We have recently discussed with @Shimon_Shtein possibility to create an Appendinx-like document as the langing page for all links from the app and as the preferred place to link content from the forums and emails. It could then lead readers to both upstream RH documentation and our official docs.

This is all quite possible from the one source we have. It’s a judgement call. For example, if the procedure is largely the same but just requires slightly different commands, we can reuse up to 100% of a file. If the procedure is 70% similar, we can reuse and add in if statements to cater for both scenarios. This continues until it would make sense to create some upstream-only content that builds only for Foreman. We can modify the docs on a sentence level or a file level. There’s a lot of flexibility. We’re at the stage now where we have to look at how we put it all together.

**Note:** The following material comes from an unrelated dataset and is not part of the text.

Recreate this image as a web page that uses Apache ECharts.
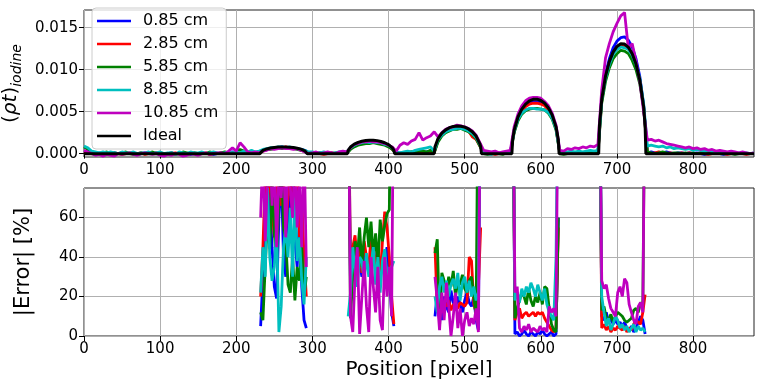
<!DOCTYPE html>
<html>
<head>
<meta charset="utf-8">
<script src="https://cdn.jsdelivr.net/npm/echarts@6/dist/echarts.min.js"></script>
<style>
html,body{margin:0;padding:0;background:#fff}
#chart{width:760px;height:388px}
</style>
</head>
<body>
<div id="chart"></div>
<script>
var names = ['0.85 cm', '2.85 cm', '5.85 cm', '8.85 cm', '10.85 cm', 'Ideal'];
var colors = ['#0000ff', '#ff0000', '#008000', '#00bfbf', '#bf00bf', '#000000'];

var ticksX = [0, 100, 200, 300, 400, 500, 600, 700, 800];
var ticksTop = [0, 0.005, 0.010, 0.015];
var ticksErr = [0, 20, 40, 60];

// top plot: measured profiles, one value every 5 pixels from 0 to 880, in units of 1e-4
var topStep = 5;
var topBlue = [3,2,1,0,1,0,-1,0,1,0, 1,0,0,1,-1,0,1,0,0,1, 0,-1,0,1,0,0,1,0,-1,0, 0,1,0,0,-1,0,1,0,1,2, 1,0,2,1,0,1,
  2,4,5,6,7,7,8,7,7,6,6,5,4,1,
  1,0,1,0,0,1,0,1,1,
  1,6,10,12,13,14,14,15,14,13,12,9,6,1,
  1,1,2,1,2,2,1,2,3,
  2,16,22,26,29,30,31,31,30,28,25,19,10,
  1,0,1,0,1,0,1,2,
  27,42,51,57,60,62,62,61,58,53,44,30,
  1,0,1,0,1,1,0,1,0,1,1,
  66,95,113,126,134,138,139,135,127,113,92,58,
  1,2,1,0,1,2,1,0,1,1, 0,1,0,1,0,-1,0,1,0,0, -1,0,1,0,0,1,0,0,0];
var topRed = [2,1,0,1,0,-1,0,1,0,0, -1,0,1,0,0,1,-1,0,0,1, 0,0,-1,0,1,0,0,-1,0,1, 0,0,1,-1,0,0,1,0,0,1, 2,1,0,1,2,0,
  1,3,5,6,6,7,7,8,7,6,6,4,3,1,
  0,1,0,-1,0,1,0,0,1,
  1,6,9,11,13,13,14,14,14,12,11,9,5,1,
  0,1,1,2,1,1,2,1,2,
  1,16,22,26,28,30,30,31,29,27,20,17,9,
  0,1,0,-1,0,1,0,1,
  26,41,50,56,59,60,60,59,57,52,45,31,
  0,1,0,1,0,1,1,0,1,0,1,
  63,91,108,120,126,128,129,126,118,105,87,56,
  1,0,1,2,1,0,1,0,0,1, 0,1,0,0,1,0,-1,0,0,1, 0,-1,0,1,0,0,-1,0,0];
var topGreen = [8,5,2,1,0,1,2,0,1,0, 1,2,0,-1,0,1,0,1,2,0, 1,0,0,1,-1,0,2,1,0,1, 0,1,0,2,1,0,1,2,1,0, 3,5,3,1,2,1,
  2,4,5,5,6,7,6,7,6,6,5,4,3,0,
  1,0,1,0,1,0,1,1,0,
  0,5,8,10,11,12,12,13,12,11,10,8,5,0,
  0,1,1,2,2,3,3,2,4,
  1,14,21,25,27,29,29,30,28,26,23,18,9,
  0,-1,0,1,0,-1,1,0,
  25,39,47,51,53,54,54,53,52,48,41,28,
  0,-1,0,1,0,0,1,0,1,1,0,
  60,86,102,113,119,123,122,119,111,100,83,55,
  2,1,0,1,2,1,0,1,1,0, 1,0,1,0,1,0,0,1,0,0, 1,0,0,-1,0,1,0,0,0];
var topCyan = [9,7,3,2,1,2,1,2,1,0, 2,1,1,2,0,1,1,2,0,1, 2,0,1,1,-1,2,1,0,2,1, 1,2,0,1,2,1,0,1,2,1, 2,1,3,2,4,2,
  3,5,6,7,7,8,8,7,8,7,6,5,4,2,
  2,1,1,2,1,0,1,2,2,
  2,7,10,12,13,14,13,14,13,13,11,10,7,2,
  1,2,3,2,4,5,6,7,8,
  3,17,22,26,28,29,30,30,29,27,24,19,11,
  1,0,-1,1,0,1,0,1,
  27,41,48,52,54,54,53,53,52,49,42,30,
  2,1,2,3,2,3,2,3,4,3,4,
  64,90,106,118,124,127,126,124,117,106,90,60,
  9,10,9,8,9,7,8,6,7,6, 5,6,4,5,4,3,4,3,2,3, 2,1,2,1,1,0,1,0,1];
var topMagenta = [4,2,0,-2,-1,-3,-1,-2,-3,0, -1,0,1,-1,-2,0,1,0,-1,0, -2,-3,-1,-2,0,-1,-3,-2,0,-1, -2,0,1,-1,0,1,1,0,3,7, 3,13,8,2,1,2,
  1,3,4,6,5,6,7,6,6,5,6,4,2,0,
  1,2,0,1,2,1,0,2,3,
  2,7,11,12,14,14,15,14,14,13,12,10,8,3,
  10,13,11,15,17,25,16,19,21,
  26,20,25,29,31,32,34,33,32,30,27,22,13,
  4,3,2,3,1,2,3,4,
  32,47,57,63,66,67,67,66,62,57,48,34,
  4,3,6,5,7,6,8,7,9,8,11,
  76,114,131,145,155,164,168,125,131,110,86,50,
  16,17,15,16,14,12,11,10,9,8, 7,8,6,7,5,6,4,5,3,4, 3,2,3,2,1,2,1,0,1];

// ideal profile (units of 1e-4)
var idealX = [0, 231,232,235,240,245,250,255,260,265,270,275,280,285,290,292,293,
  346,347,350,355,360,365,370,375,380,385,390,395,400,405,407,408,
  460,461,465,470,475,480,485,490,495,500,505,510,515,520,521,522,
  562,563,565,570,575,580,585,590,595,600,605,610,615,620,623,624,
  676,677,680,685,690,695,700,705,710,715,720,725,730,735,737,738, 880];
var idealY = [0, 0,2.0,3.9,5.6,6.7,7.4,7.8,8.0,8.0,7.7,7.3,6.5,5.4,3.4,2.0,0,
  0,4.0,7.9,11.3,13.4,14.8,15.6,16.0,15.9,15.5,14.5,13.0,10.7,6.9,4.0,0,
  0,8.3,18.0,24.3,28.3,30.9,32.4,33.0,32.7,31.6,29.4,26.1,20.9,11.7,8.3,0,
  0,16.4,27.9,43.6,52.9,59.0,62.8,64.7,64.9,63.3,59.9,54.4,45.8,31.9,16.4,0,
  0,33.0,64.4,92.3,109.5,120.8,127.6,130.7,130.4,126.6,118.9,106.6,87.8,56.2,33.0,0, 0];

// bottom plot: |error| in %, one value every 3 pixels inside each object
var errStarts = [232, 347, 461, 563, 677];
var errStep = 3;
var errBlue = [
  [5,30,55,90,70,45,25,19,60,85,40,30,75,55,90,48,35,60,25,8,4],
  [150,25,40,28,35,37,30,42,34,38,30,45,36,28,40,33,38,45,30,12,5],
  [10,22,18,8,20,15,12,23,17,14,20,16,12,18,22,17,15,20,8,3,150],
  [150,1,2,0,1,3,1,0,2,1,0,2,1,3,1,0,1,2,0,1,60],
  [150,10,8,12,7,9,6,8,6,7,5,7,4,3,5,2,4,7,10,8,1]];
var errRed = [
  [20,45,80,60,90,65,50,72,95,66,80,55,70,85,60,75,90,50,70,40,20],
  [150,30,45,51,38,46,32,48,40,35,50,42,36,45,30,48,63,55,40,20,6],
  [45,14,16,12,17,15,18,13,16,15,14,17,16,15,17,40,38,16,12,25,55],
  [150,8,12,14,9,11,12,10,11,12,10,12,11,12,9,7,5,3,2,4,55],
  [150,4,6,3,5,2,4,3,5,4,3,5,2,4,3,6,8,7,6,12,21]];
var errGreen = [
  [12,8,35,60,44,80,52,38,70,95,55,48,26,22,40,18,35,28,45,20,30],
  [150,9,30,48,40,55,35,50,60,45,58,40,52,35,59,48,56,62,64,150,150],
  [42,49,5,32,28,22,30,25,33,20,28,26,31,24,22,28,30,20,10,150,150],
  [150,9,14,18,22,20,16,24,18,15,20,17,22,16,25,24,14,6,3,2,60],
  [150,13,15,9,8,11,7,10,12,11,10,8,7,8,9,13,14,12,17,16,150]];
var errCyan = [
  [22,45,30,75,40,28,35,55,2,15,45,55,40,65,30,72,38,50,28,16,40],
  [10,22,45,32,25,40,38,28,42,30,35,45,26,40,22,38,44,30,25,35,38],
  [20,12,25,30,22,28,20,26,29,24,32,18,27,30,22,28,20,25,18,22,150],
  [150,18,22,17,24,20,25,22,27,24,20,26,22,18,24,16,12,10,8,40,150],
  [150,20,12,5,9,3,6,10,8,4,6,3,5,2,4,6,2,5,3,4,2]];
var errMagenta = [
  [60,95,48,80,100,66,90,45,85,70,95,50,88,75,60,92,55,80,45,100,35],
  [150,10,2,30,45,1,20,38,15,2,40,25,12,35,8,3,40,20,35,10,150],
  [30,18,3,22,8,27,15,0,10,22,4,14,0,8,12,5,9,6,14,2,150],
  [150,22,25,4,2,5,3,6,2,4,3,2,5,3,4,2,15,12,14,10,150],
  [150,28,24,26,19,14,12,10,22,25,20,29,27,16,12,8,6,15,17,12,150]];

var topSets = [topBlue, topRed, topGreen, topCyan, topMagenta];
var errSets = [errBlue, errRed, errGreen, errCyan, errMagenta];

var FONT = 'DejaVu Sans';
var LW = 2.8;

function topData(vals) {
  return vals.map(function (v, i) { return [i * topStep, v / 1e4]; });
}
function errData(parts) {
  var out = [];
  parts.forEach(function (p, k) {
    p.forEach(function (v, j) { out.push([errStarts[k] + j * errStep, v]); });
    out.push([errStarts[k] + p.length * errStep, null]);
  });
  return out;
}

function xAxisOpt(idx, withName) {
  var o = {
    gridIndex: idx, type: 'value', min: 0, max: 880,
    axisLine: { show: false },
    axisTick: { show: true, length: 5, customValues: ticksX, lineStyle: { color: '#000' } },
    axisLabel: { customValues: ticksX, fontSize: 15, color: '#000', fontFamily: FONT, margin: 6 },
    splitLine: { show: true, lineStyle: { color: '#b0b0b0', width: 1 } }
  };
  if (withName) {
    o.name = 'Position [pixel]';
    o.nameLocation = 'middle';
    o.nameGap = 24;
    o.nameTextStyle = { fontSize: 20, color: '#000', fontFamily: FONT };
  }
  return o;
}

var series = [];
topSets.forEach(function (vals, i) {
  series.push({
    name: names[i], type: 'line', xAxisIndex: 0, yAxisIndex: 0,
    data: topData(vals), symbol: 'none', lineStyle: { color: colors[i], width: LW },
    itemStyle: { color: colors[i] }
  });
});
series.push({
  name: 'Ideal', type: 'line', xAxisIndex: 0, yAxisIndex: 0,
  data: idealX.map(function (x, i) { return [x, idealY[i] / 1e4]; }),
  symbol: 'none', lineStyle: { color: '#000', width: 3 }, itemStyle: { color: '#000' }
});
errSets.forEach(function (parts, i) {
  series.push({
    name: names[i], type: 'line', xAxisIndex: 1, yAxisIndex: 1,
    data: errData(parts), symbol: 'none', lineStyle: { color: colors[i], width: LW },
    itemStyle: { color: colors[i] }
  });
});

var chart = echarts.init(document.getElementById('chart'));
chart.setOption({
  animation: false,
  backgroundColor: '#fff',
  grid: [
    { left: 84, right: 6, top: 10, height: 147, show: true, borderColor: '#222', borderWidth: 1, outerBoundsMode: 'none' },
    { left: 84, right: 6, top: 188, height: 148, show: true, borderColor: '#222', borderWidth: 1, outerBoundsMode: 'none' }
  ],
  legend: {
    data: names, left: 92, top: 8, orient: 'vertical',
    icon: 'path://M0,0L100,0L100,8L0,8Z',
    itemWidth: 34, itemHeight: 3, itemGap: 5,
    padding: [4, 8, 4, 5],
    backgroundColor: 'rgba(255,255,255,0.8)', borderColor: '#cccccc', borderWidth: 1, borderRadius: 4,
    selectedMode: false,
    textStyle: { fontSize: 16, color: '#000', fontFamily: FONT, lineHeight: 18, padding: [0, 0, 0, 7] }
  },
  xAxis: [xAxisOpt(0, false), xAxisOpt(1, true)],
  yAxis: [
    {
      gridIndex: 0, type: 'value', min: -0.0004, max: 0.0171,
      axisLine: { show: false },
      axisTick: { show: true, length: 5, customValues: ticksTop, lineStyle: { color: '#000' } },
      axisLabel: { customValues: ticksTop, fontSize: 15, color: '#000', fontFamily: FONT, margin: 6,
        formatter: function (v) { return v.toFixed(3); } },
      splitLine: { show: true, lineStyle: { color: '#b0b0b0', width: 1 } },
      name: '{a|(}{b|ρt}{a|)}{c|iodine}', nameLocation: 'middle', nameRotate: 90, nameGap: 56,
      nameTextStyle: {
        color: '#000', fontFamily: FONT,
        rich: {
          a: { fontSize: 20, fontFamily: FONT, color: '#000', lineHeight: 24 },
          b: { fontSize: 20, fontFamily: FONT, fontStyle: 'italic', color: '#000', lineHeight: 24 },
          c: { fontSize: 14, fontFamily: FONT, fontStyle: 'italic', color: '#000', lineHeight: 27, verticalAlign: 'bottom' }
        }
      }
    },
    {
      gridIndex: 1, type: 'value', min: 0, max: 75,
      axisLine: { show: false },
      axisTick: { show: true, length: 5, customValues: ticksErr, lineStyle: { color: '#000' } },
      axisLabel: { customValues: ticksErr, fontSize: 15, color: '#000', fontFamily: FONT, margin: 6 },
      splitLine: { show: true, lineStyle: { color: '#b0b0b0', width: 1 } },
      name: '|Error| [%]', nameLocation: 'middle', nameRotate: 90, nameGap: 50,
      nameTextStyle: { fontSize: 21, color: '#000', fontFamily: FONT }
    }
  ],
  series: series
});
</script>
</body>
</html>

Yes, I noticed that, that’s why I started that section with “I’ll be bold and suggest the following”, but than forgot to mention it maybe non-trivial. Also I only looked at the source to one or two sections of documentation and I don’t personally have experience with the documentation system in use, but it strikes me as the same problem that SGML and hence XML, and hence HTML have, you have to have a good naming system for id tag values (i.e. anchor point names), while keeping the names manageable over the long term. From my CS degree (all those many years ago), I partially remember a quote of the form: “There are two hard problems in Computer Science: Problem Decomposition and Naming Things”.

PS: Googling that returned the funnier (if your a programmer) quote of: “There are 2 hard problems in computer science: cache invalidation, naming things, and off-by-1 errors.